This week, ACEC hosted a webinar on Employee Stock Ownership Plans (ESOPs), featuring a presentation by Bob Massengill of Pilot Hill Advisors LLC.
ESOPs are retirement plans that allow employees to become owners of the companies for which they work by receiving shares of company stock as part of their total compensation. They are typically funded by the company, which contributes shares of its own stock to the plan. Those shares are then allocated to individual employee accounts based on factors like salary or tenure with the company. ESOPs provide employees with a financial stake in the company’s success and can be a way to incentivize, reward, and create HiPo employees.
Massengill delivered an in-depth tutorial on ESOPs: what they are and how they can benefit employees, companies, and sellers alike. But, he cautioned, first things first: a company needs to examine the whys of initiating an ESOP. “The whole concept of ownership transition is not made in a vacuum,” he said. “It’s typically motivated by a desire for an owner to create some liquidity. But among the considerations of the liquidity event really have to do with the company itself.”
And that calls for an honest assessment of a company’s financial and cultural health.
“Questions like financing capacity, the industry and its competitive dynamics, growth of the industry itself, and whether margins are bigger or smaller” all come into play, Massengill said. But that’s just the beginning. There are more personal and human considerations at play, as well.
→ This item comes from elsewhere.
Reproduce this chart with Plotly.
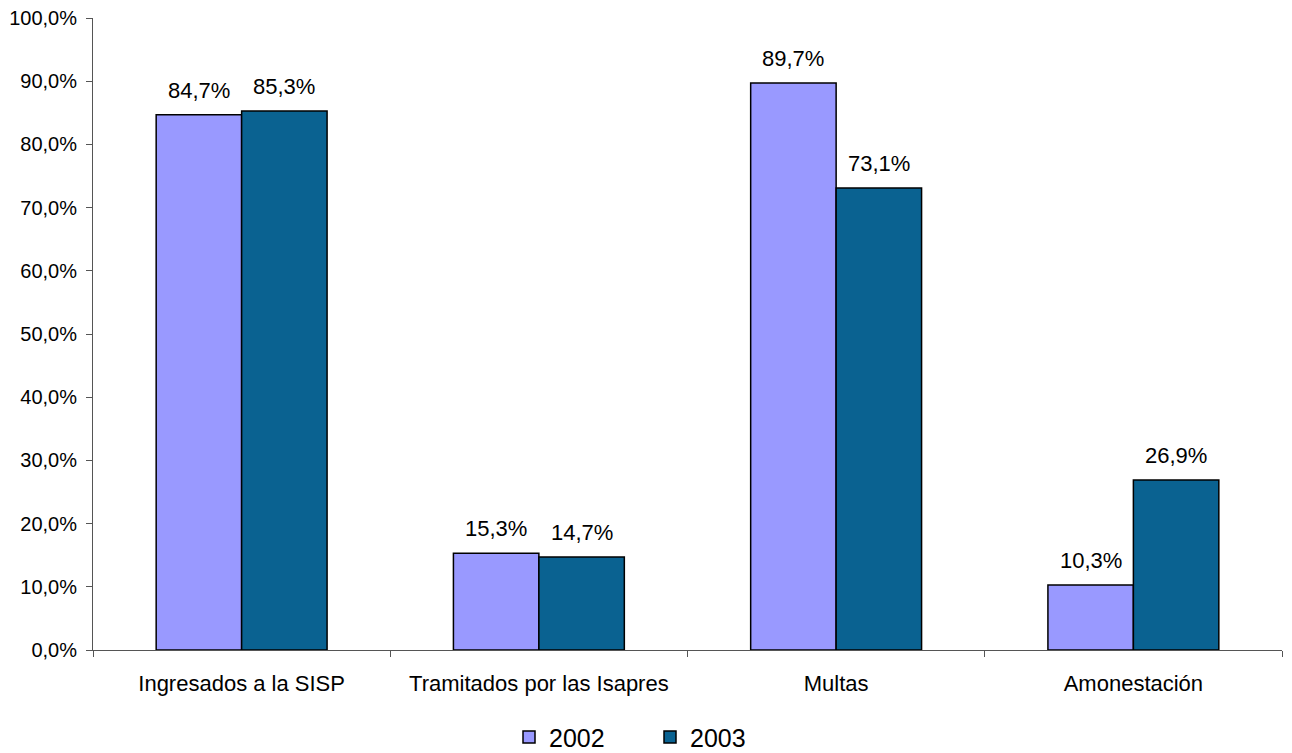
import plotly.graph_objects as go

categories = ["Ingresados a la SISP", "Tramitados por las Isapres", "Multas", "Amonestación"]
values_2002 = [0.847, 0.153, 0.897, 0.103]
values_2003 = [0.853, 0.147, 0.731, 0.269]
series_names = ["2002", "2003"]
colors = ["#9999FF", "#0A6291"]

FONT = "Liberation Sans, Arial, sans-serif"
# page body has an 8px margin, so the figure is drawn 8px smaller
W, H = 1284, 745
ML, MR, MT, MB = 85, 10, 10, 103
BARGAP = 0.425

fig = go.Figure()
series = [values_2002, values_2003]
for name, vals, col in zip(series_names, series, colors):
    fig.add_trace(go.Bar(
        x=categories, y=vals, name=name,
        marker=dict(color=col, line=dict(color="black", width=1.5)),
        cliponaxis=False,
    ))

# value labels above bars (offset to each bar within its group)
cat_w = (W - ML - MR) / len(categories)
bar_w = cat_w * (1 - BARGAP) / len(series)
for i, vals in enumerate(series):
    shift = (i - (len(series) - 1) / 2) * bar_w
    for c, v in zip(categories, vals):
        fig.add_annotation(
            x=c, y=v, xref="x", yref="y", xshift=shift, yshift=10,
            text=f"{v*100:.1f}%".replace(".", ","), showarrow=False,
            yanchor="bottom", font=dict(family=FONT, size=22, color="black"),
        )

fig.update_layout(
    width=W, height=H,
    separators=",.",
    barmode="group", bargap=BARGAP, bargroupgap=0,
    plot_bgcolor="white", paper_bgcolor="white",
    margin=dict(l=ML, r=MR, t=MT, b=MB, autoexpand=False),
    font=dict(family=FONT, size=20, color="black"),
    legend=dict(orientation="h", x=0.5, xanchor="center", xref="container",
                y=0.021, yanchor="middle", yref="container",
                font=dict(size=25, family=FONT), itemwidth=30,
                entrywidth=96, traceorder="normal"),
    showlegend=True,
)
fig.update_yaxes(range=[0, 1], dtick=0.1, tickformat=".1%", showgrid=False,
                 showline=True, linecolor="#555", linewidth=1,
                 ticks="outside", ticklen=6, tickcolor="#555", ticklabelstandoff=5,
                 ticklabeloverflow="allow",
                 tickfont=dict(size=20, family=FONT), zeroline=False, automargin=False)
fig.update_xaxes(showline=True, linecolor="#555", linewidth=1,
                 ticks="outside", ticklen=6, tickcolor="#555", tickson="boundaries",
                 ticklabelstandoff=14,
                 tickfont=dict(size=22, family=FONT), showgrid=False, automargin=False)

fig.write_html("out.html")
Massengill pointed to a company’s leadership team, its levels of churn and turnover, employee motivation, and productivity as equally crucial to ESOP success.
So…you’ve done your due diligence, weighed the pros and cons, and determined that an ESOP is right for your company. What does success look like?
Massengill shared his definition of a successful transition as one in which “the business owner achieves their primary objectives in the sale process.” [Emphasis his.] “Every business owner has their individual needs and priorities in a transition, so I think it’s important to rank them. What are the priorities? Is it all about price? Terms? Taxation? Continuity? Control? Employees and community? These things can all help guide you in selecting the way to transition the way to ownership once they are prioritized.”
Whatever your business identifies as priorities will inform what strategy is taken in implementing an ESOP. “Match the priorities to the strategy,” Massengill said. “And remember that methods can be tailored to meet your solution.” In any event, he noted, the main takeaway on ESOPs is this: hire an expert who can assist you in the process. “It’s ultimately going to reduce the total cost and increase the likelihood of a successful outcome.”